Video Rendering, CAD/3D Modeling, & Other Intense Tasks
Tasks like video rendering and using CAD software are very CPU and GPU intensive, and RAM can also play a heavy role in making them faster. You will usually need a workstation computer to deal with this sort of job. This means that you will be looking for a PC with a high-end consumer processor or low to mid-range server CPU (latest i7/i9, Threadripper, or Xeon), along with a mid to high-range gaming graphics card or low-range compute/server card (Quatro). The iMac Pro is a great example of a powerful workstation, though these machines are far higher in price than many businesses will want to pay.
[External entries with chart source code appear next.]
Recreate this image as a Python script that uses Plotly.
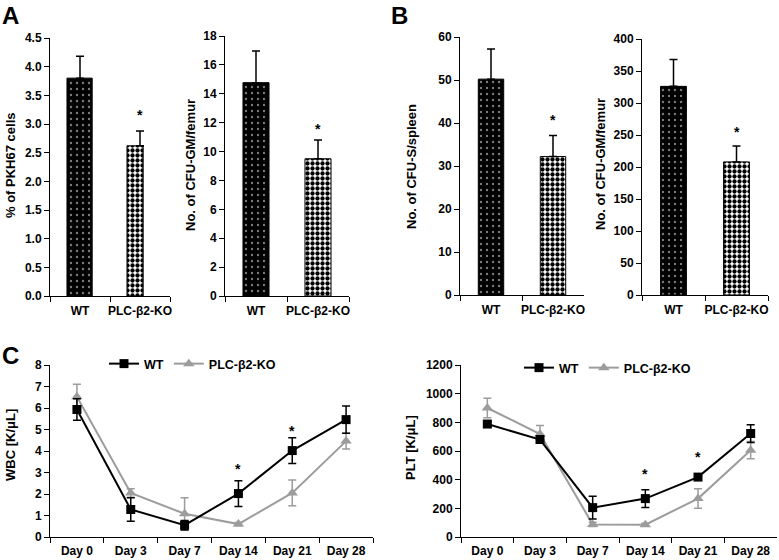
import plotly.graph_objects as go

W, H = 779, 560
FONT = "Liberation Sans, Arial, sans-serif"

# ---------------- data ----------------
groups = ["WT", "PLC-β2-KO"]
pkh67_mean = [3.80, 2.62]
pkh67_err = [0.38, 0.26]
cfugm_a_mean = [14.77, 9.5]
cfugm_a_err = [2.2, 1.3]
cfus_mean = [50.2, 32.2]
cfus_err = [7.0, 4.9]
cfugm_b_mean = [326, 208]
cfugm_b_err = [42, 25]

days = ["Day 0", "Day 3", "Day 7", "Day 14", "Day 21", "Day 28"]
wbc_wt = [5.93, 1.28, 0.55, 2.02, 4.02, 5.46]
wbc_wt_err = [0.5, 0.55, 0.22, 0.6, 0.6, 0.63]
wbc_ko = [6.52, 2.05, 1.08, 0.60, 2.05, 4.46]
wbc_ko_err = [0.58, 0.2, 0.74, 0.08, 0.6, 0.37]
plt_wt = [788, 680, 205, 268, 418, 722]
plt_wt_err = [18, 18, 80, 62, 18, 62]
plt_ko = [900, 718, 88, 86, 268, 606]
plt_ko_err = [68, 60, 15, 10, 68, 60]

# significance stars: (panel, category, value)
bar_stars = [("A1", "PLC-β2-KO", 3.21), ("A2", "PLC-β2-KO", 11.8),
             ("B1", "PLC-β2-KO", 41.5), ("B2", "PLC-β2-KO", 259)]
line_stars = [("C1", "Day 14", 3.3), ("C1", "Day 21", 5.08),
              ("C2", "Day 14", 461), ("C2", "Day 21", 582)]

# ---------------- layout geometry (pixels) ----------------
panels = {
    # name: (axis suffix, x0, x1, ytop, ybottom, ymax, dtick, tickformat, ytitle, title_x, title_y)
    "A1": ("", 50, 170, 38, 296, 4.5, 0.5, ".1f", "% of PKH67 cells", 10, 165),
    "A2": ("2", 225, 349, 36, 296, 18, 2, "d", "No. of CFU-GM/femur", 190, 165),
    "B1": ("3", 460, 584, 37, 295, 60, 10, "d", "No. of CFU-S/spleen", 411, 167),
    "B2": ("4", 642, 768, 39, 295, 400, 50, "d", "No. of CFU-GM/femur", 600, 164),
    "C1": ("5", 50, 373, 365, 537, 8, 1, "d", "WBC [K/μL]", 10, 445),
    "C2": ("6", 461, 777, 365, 537, 1200, 200, "d", "PLT [K/μL]", 410, 448),
}

tickfont = dict(family=FONT, size=12, color="black", weight="bold")
fig = go.Figure()

layout = dict(
    width=W, height=H, margin=dict(l=0, r=0, t=0, b=0, pad=0, autoexpand=False),
    paper_bgcolor="white", plot_bgcolor="white",
    barmode="overlay", font=dict(family=FONT, color="black"),
)
annotations = []

for name, (s, x0, x1, yt, yb, ymax, dt, tf, ytitle, tx, ty) in panels.items():
    ncat = 2 if name[0] in "AB" else 6
    layout["xaxis" + s] = dict(
        domain=[x0 / W, x1 / W], anchor="y" + s, type="category",
        range=[-0.5, ncat - 0.5], tickson="boundaries", tickangle=0,
        showline=True, linecolor="black", linewidth=1,
        ticks="outside", ticklen=5, tickcolor="black", automargin=False,
        ticklabelstandoff=4 if ncat == 2 else 3,
        showgrid=False, zeroline=False, tickfont=tickfont, fixedrange=True,
    )
    layout["yaxis" + s] = dict(
        domain=[1 - yb / H, 1 - yt / H], anchor="x" + s,
        range=[0, ymax], dtick=dt, tick0=0, tickformat=tf,
        showline=True, linecolor="black", linewidth=1, automargin=False,
        ticks="outside", ticklen=5, tickcolor="black",
        showgrid=False, zeroline=False, tickfont=tickfont, fixedrange=True,
    )
    annotations.append(dict(
        text=ytitle, x=tx / W, y=1 - ty / H, xref="paper", yref="paper",
        textangle=-90, showarrow=False, xanchor="center", yanchor="middle",
        font=dict(family=FONT, size=13, color="black", weight="bold"),
    ))

# ---------------- bar panels ----------------
bar_data = {
    "A1": (pkh67_mean, pkh67_err, [0.42, 0.27], [-0.217, -0.217]),
    "A2": (cfugm_a_mean, cfugm_a_err, [0.42, 0.42], [-0.21, -0.21]),
    "B1": (cfus_mean, cfus_err, [0.41, 0.41], [-0.205, -0.205]),
    "B2": (cfugm_b_mean, cfugm_b_err, [0.41, 0.41], [-0.205, -0.205]),
}
patterns = [
    dict(shape=".", bgcolor="black", fgcolor="#7a7a7a", size=6, solidity=0.12, fillmode="replace"),
    dict(shape=".", bgcolor="white", fgcolor="black", size=5, solidity=0.58, fillmode="replace"),
]
for name, (means, errs, widths, offsets) in bar_data.items():
    s = panels[name][0]
    for i, g in enumerate(groups):
        fig.add_trace(go.Bar(
            x=[g], y=[means[i]], width=[widths[i]], offset=[offsets[i]],
            marker=dict(color="black" if i == 0 else "white",
                        line=dict(color="black", width=1), pattern=patterns[i]),
            xaxis="x" + s, yaxis="y" + s, showlegend=False, hoverinfo="skip",
        ))
    fig.add_trace(go.Scatter(
        x=groups, y=means, mode="markers",
        marker=dict(size=1, color="rgba(0,0,0,0)"),
        error_y=dict(type="data", symmetric=False, array=errs, arrayminus=[0, 0],
                     color="black", thickness=1.5, width=4),
        xaxis="x" + s, yaxis="y" + s, showlegend=False, hoverinfo="skip",
    ))

# ---------------- line panels ----------------
GREY = "#9c9c9c"
line_data = {
    "C1": (wbc_wt, wbc_wt_err, wbc_ko, wbc_ko_err, "legend"),
    "C2": (plt_wt, plt_wt_err, plt_ko, plt_ko_err, "legend2"),
}
for name, (wt, wte, ko, koe, lg) in line_data.items():
    s = panels[name][0]
    fig.add_trace(go.Scatter(
        x=days, y=ko, mode="lines+markers", name="PLC-β2-KO",
        line=dict(color=GREY, width=2),
        marker=dict(symbol="triangle-up", size=10, color=GREY),
        error_y=dict(type="data", array=koe, color=GREY, thickness=1.5, width=4),
        xaxis="x" + s, yaxis="y" + s, legend=lg, legendrank=2,
    ))
    fig.add_trace(go.Scatter(
        x=days, y=wt, mode="lines+markers", name="WT",
        line=dict(color="black", width=2),
        marker=dict(symbol="square", size=9, color="black"),
        error_y=dict(type="data", array=wte, color="black", thickness=1.5, width=4),
        xaxis="x" + s, yaxis="y" + s, legend=lg, legendrank=1,
    ))

legend_common = dict(
    orientation="h", xanchor="left", yanchor="middle",
    bgcolor="rgba(0,0,0,0)", font=dict(family=FONT, size=12.5, color="black", weight="bold"),
    itemwidth=30, tracegroupgap=0, traceorder="normal",
)
layout["legend"] = dict(legend_common, x=104 / W, y=1 - 364 / H)
layout["legend2"] = dict(legend_common, x=519 / W, y=1 - 368 / H)

# ---------------- stars ----------------
for name, cat, val in bar_stars + line_stars:
    s = panels[name][0]
    annotations.append(dict(
        text="*", x=cat, y=val, xref="x" + s, yref="y" + s, showarrow=False,
        yanchor="middle", yshift=-3,
        font=dict(family=FONT, size=14, color="black", weight="bold"),
    ))

# ---------------- panel letters ----------------
for letter, px, py in [("A", 10, 15), ("B", 399, 15), ("C", 10, 355)]:
    annotations.append(dict(
        text=letter, x=px / W, y=1 - py / H, xref="paper", yref="paper",
        showarrow=False, xanchor="center", yanchor="middle",
        font=dict(family=FONT, size=24, color="black", weight="bold"),
    ))

layout["annotations"] = annotations
fig.update_layout(**layout)
fig.write_html(
    "out.html",
    config={"displayModeBar": False, "staticPlot": True},
    post_script="document.body.style.margin='0';document.body.style.overflow='hidden';",
)
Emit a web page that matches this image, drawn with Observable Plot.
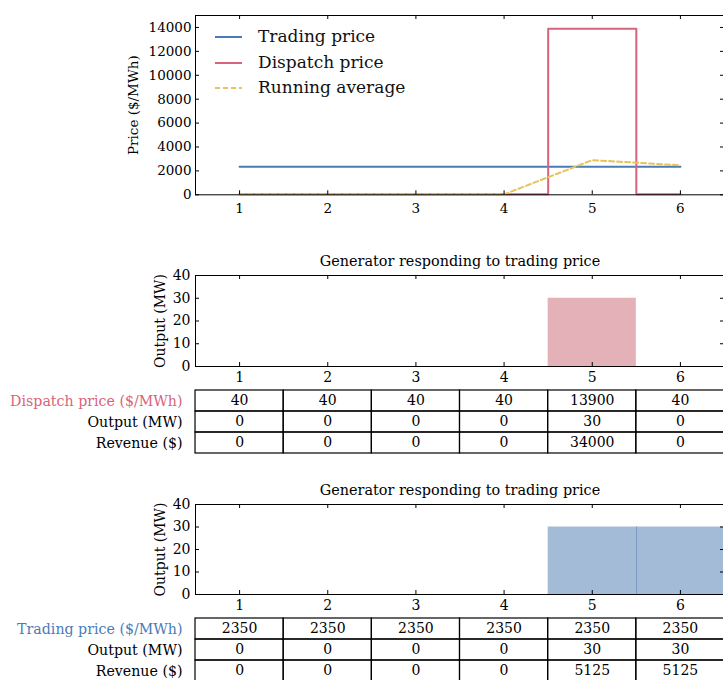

Medical Testing, Large-Scale Physics Simulations, & Other Server-Grade Tasks
Businesses that need access to huge amounts of computing power for tasks like medical testing simulations, physics simulations, and running intelligent AI systems often can’t be done on a normal computer. These workloads are the job of a server or supercomputer, and this means that you’re likely to need some help if you’re going to carry them out. Companies like Microsoft and Amazon Web Services offer supercomputer rental at far more reasonable rates than building your own.
With all of this in mind, you should be in a good position to start working on the devices used by your team. Choosing products like this is never easy, but this doesn’t mean that you have to break your back in the process. If you’re ever unsure about the right machine for you, there are countless communities around the web that will be more than happy to help you out.